– Как ты посмел входить с этим в мой дом? – кричал он на сына. – В кузницу!.. Ты хоть понимаешь, что произойдет, если он загорится? Понимаешь?
Отец занес руку для удара. Матис пригнулся, но увернуться не смог: крепкая ладонь наотмашь хлестнула его по щеке. Он стиснул зубы и потер мигом покрасневшую щеку. Затем выпрямился и упрямо воззрился на отца. Недалек тот день, когда он сможет ударить в ответ.
– Разве я не говорил, чтобы ты прекратил палить этот чертов порошок? Разве я не говорил, что не потерплю его здесь? Отвечай!
– Оставь его, Ганс, – послышался мягкий голос матери.
Вместе с маленькой Мари она стояла чуть поодаль у наковальни и устало терла красные от дыма глаза. И мать, и дочь одеты были в грязные, запачканные пеплом фартуки. За две голодные зимы лицо у восьмилетней Мари побледнело и осунулось. И это несмотря на то, что Агнес время от времени приносила ей и Матису немного мяса. При этом Виленбахам жилось даже лучше, чем остальным крестьянам.
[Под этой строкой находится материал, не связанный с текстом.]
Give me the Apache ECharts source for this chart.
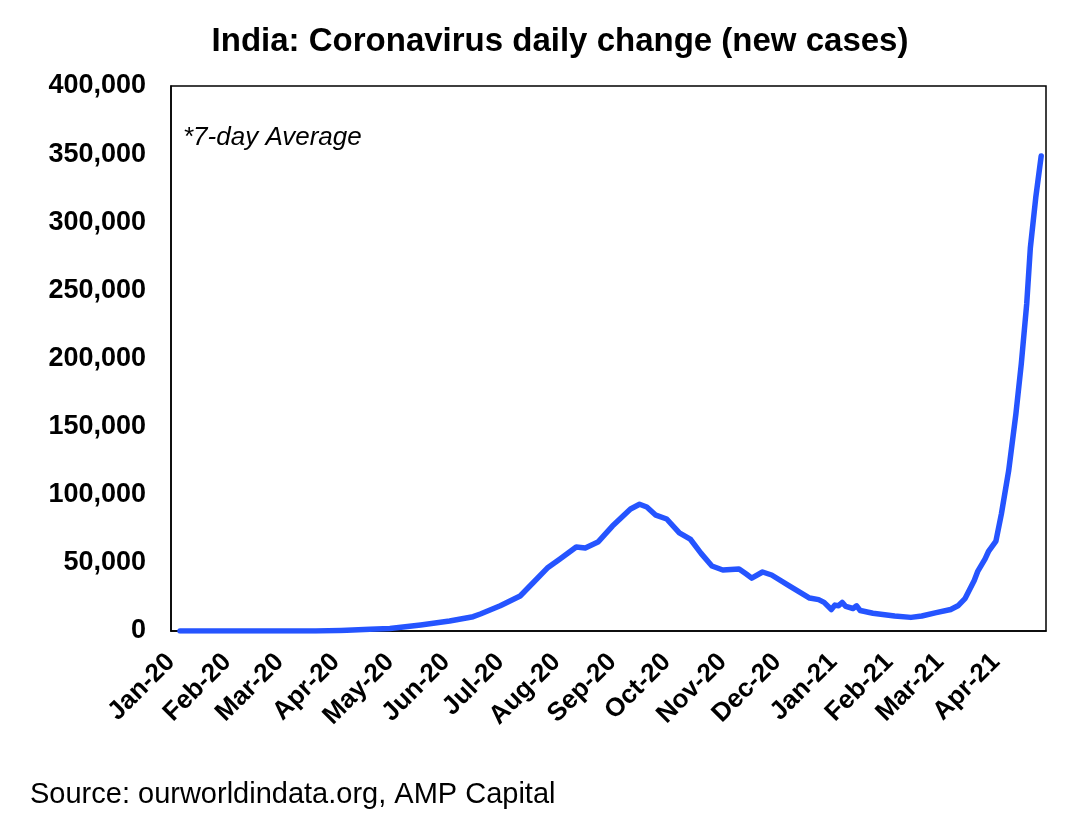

– Он ведь без злого умысла, – пыталась успокоить мужа Марта Виленбах. – Правда же, Матис? Ты, видно, где-то нашел этот порох.
– Да ну! Сам он его смешал, как всегда! Нас всех могло на куски разнести. И он знал об этом!
Ганса Виленбаха трясло от злости. Он так и не опустил мешочка с порохом. Лицо у кузнеца было угрюмое от тяжелого труда и горестей, его избороздили глубокие морщины, и выглядел Ганс Виленбах намного старше своих лет.
Матис упрямо молчал. Во время суматохи на поляне он спрятал небольшой мешочек за пазухой, чтобы не потерять. На изготовление пороха у него ушло несколько недель. Ночами Матис тайком выбирался из спальни и соскребал грязь под отхожим местом, чтобы получить из пропитанной мочой глины бесценную селитру. Затем раз за разом смешивал порошок с уксусом и высушивал, чтобы порох стал зернистым. Разве мог Матис оставить в лесу плоды такого кропотливого труда? Он спрятал мешочек под рубаху и отправился домой. И угодил прямо в руки отца.
Кузнец широко размахнулся для второго удара. Маленькая Мари заплакала и прижалась к матери.
– Папа, не надо! – взмолилась она. – Не бей!
В этот раз Матис решил не уворачиваться. Те дни, когда он с ревом убегал от отца, остались в далеком прошлом.
– Ты хоть знаешь, что станет со мной и матерью, если тебя поймают с этим порохом?
Ладонь со звоном хлестнула Матиса по левой щеке, но тот лишь едва заметно дрогнул.
– Нас повесят, как пить дать повесят! – не унимался отец, и очередной удар снова пришелся по лицу Матиса. – Именно сейчас, когда весь мир на грани бунта, а крестьяне в каждой деревне болтают о каком-то равноправии, мой сын разгуливает по улице с мешком пороха! Ты, неблагодарный…
Он снова размахнулся, но Матис в последний момент перехватил и удержал руку отца. Ганс Виленбах в замешательстве остановился, по его широкому лбу покатились бусины пота, а Матис сантиметр за сантиметром, словно тяжелое бревно, отводил его руку в сторону. Примерно одного роста, они стояли, глядя друг другу в глаза.
– Если это… действительно… так! – прохрипел Матис. Лицо у него покраснело от злости и напряжения. – Крестьянам собственные башмаки есть приходится, а попы в монастырях живут в свое удовольствие! Разве это не справедливо – забрать то, что принадлежит нам по праву? Если потребуется, силой!
Силы, казалось, в одно мгновение покинули кузнеца, крепкая рука его обмякла, и он растерянно уставился на Матиса. Его сотряс приступ сильного кашля. В последнее время такое случалось все чаще, особенно когда он волновался. Тяжелый труд у горна брал свое. Уже не раз болезнь приковывала отца к постели, и он не мог работать.
– Так… значит, это действительно ты стрелял в лесу, верно? – просипел наконец старый кузнец. – Наверное, со своими мятежными дружками, вечно ты с ними ошиваешься…
Он покачал головой и отступил на шаг.
– Мой сын примкнул к мятежникам, льет кровь и жжет округу! Уже небось убили кого-нибудь… И до этого вы докатились?
– Проклятье, все… все не так было!
Больше всего Матису хотелось надавать себе по шее. Зря он заговорил с отцом о крестьянах и церкви. И надо же старику вечно так распаляться! Постоянно вынуждал его говорить то, где лучше было бы придержать язык.